テスト川(テストがわ、River Test)は、イングランド南部、ハンプシャーを流れる川である。総延長は40マイル(約64キロメートル)あり、その流れはいくつもの風光明媚なイングランド南部の牧草に覆われた丘陵地帯(ダウンランド)を通り、ベイジングストークの西方10キロメートルにある集落アッシュ近辺の水源(地形測量局のグリッド参照システムではSU532498付近)から、サウサンプトン湾まで流れている。この川の上流は石灰岩質の土壌を流れるチョークストリーム(Chalk stream)であり、世界有数のトラウトフィッシング(マス釣り)のポイントとして知られている。[1]
川はアッシュ村の近くを水源とし、オーバートンやラバストークといった村落、ホイットチャーチの町を通って西へ流れ、テストボーンでボーン川と合流する手前で、流路の向きを南方へと変えている。そこからは、ロングパリッシュやミドルトンの村落を通過し、ディーバー川とアントン川と合流するホエアウェルやチルボルトンの村落へと流れてゆく。[2]
チルボルトンからは、レックフォード、ロングストック、ストックブリッジ、ホートンといった村落を通り、ダン川と合流するモティスフォントやキンブリッジの村落へと流れる。ここからはティムズベリーの村を通って、ロムジーに届く手前でロケ・マナーの荘園内を流れる。ロムジーの西の端には、18世紀の水車小屋であるサドラーズ・ミルがテスト川の川岸に建っている。[3]

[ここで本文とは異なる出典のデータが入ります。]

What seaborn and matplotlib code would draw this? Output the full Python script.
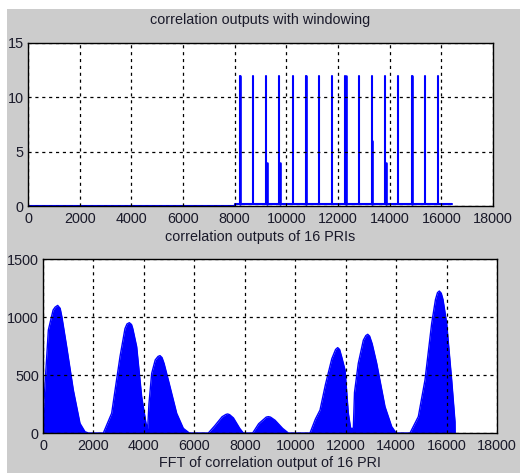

ロムジーの南部では、川はルイス・マウントバッテン卿が住んだブロードランズの屋敷を通り、かつてローマ人の建設した橋があったナースリングの村落を通過し、そしてサウサンプトン郊外にあるトットンとレッドブリッジの間を流れてゆく。サウサンプトンの郊外でブラックウォーター川と合流し、そこからまもなく河口になる。広い河口付近では北側の川岸に沿ってコンテナターミナルやサウサンプトン港の岸壁が広がっている。最終的に河口付近でイッチェン川と並走し、二つの川はサウサンプトン湾に流れ込む。[4]
チルボルトンとレッドブリッジ間において、かつてテスト川は廃止されたアンドーヴァー運河と並走して流れていた。この運河の大部分は1865年に鉄道のスプラット・アンド・ウィンクル線を建設するために埋め立てられてしまい、今日ではこの鉄道区間も大部分が廃止されている。ティムズベリーとラムジー間では運河の遺構をまだ確認することができるが、鉄道工事の結果、運河の大部分は完全に失われてしまった。[5]
テスト川はイギリスの環境庁によって管理されており、レッドブリッジより下流の感潮河川部分はサウサンプトン港が船舶の航行を管理している。1998年、河口に近い下流部の一部はサウサンプトン湾、ソレント海峡およびワイト島の一部と共にラムサール条約登録地となった[6]。
アンドーヴァーの町に議会を置く非都市ディストリクトであるテスト・ヴァレーの名はテスト川に由来しており、イギリス議会下院(庶民院)のサウサンプトン・テスト選挙区も同様にテスト川に由来している。
テスト川は、リチャード・アダムスの小説『ウォーターシップ・ダウンのうさぎたち』[7]の重要な場面で登場する。ビグウィグが逃亡者の一団を率いてエフラファから脱走した後、彼らウォーターシップうさぎたちはウーンドウォート将軍率いるエフラファうさぎたちに追われる。ブラックベリーが考案したテスト川を平底船で下り逃亡を成功させる計画を、ヘイズルが実行する。文中では、ほとんどの川でこの計画が成功することはなかったであろうと語られており、テスト川の流れがスムースで沈んだ木の枝や中洲が少ないという環境が例外を作り出したと語られている。まもなく後に、平底船はアーチ橋に出くわして止まり、生き残ったうさぎたちはその場所から逃れるために橋の下を泳いで渡ることを強いられる。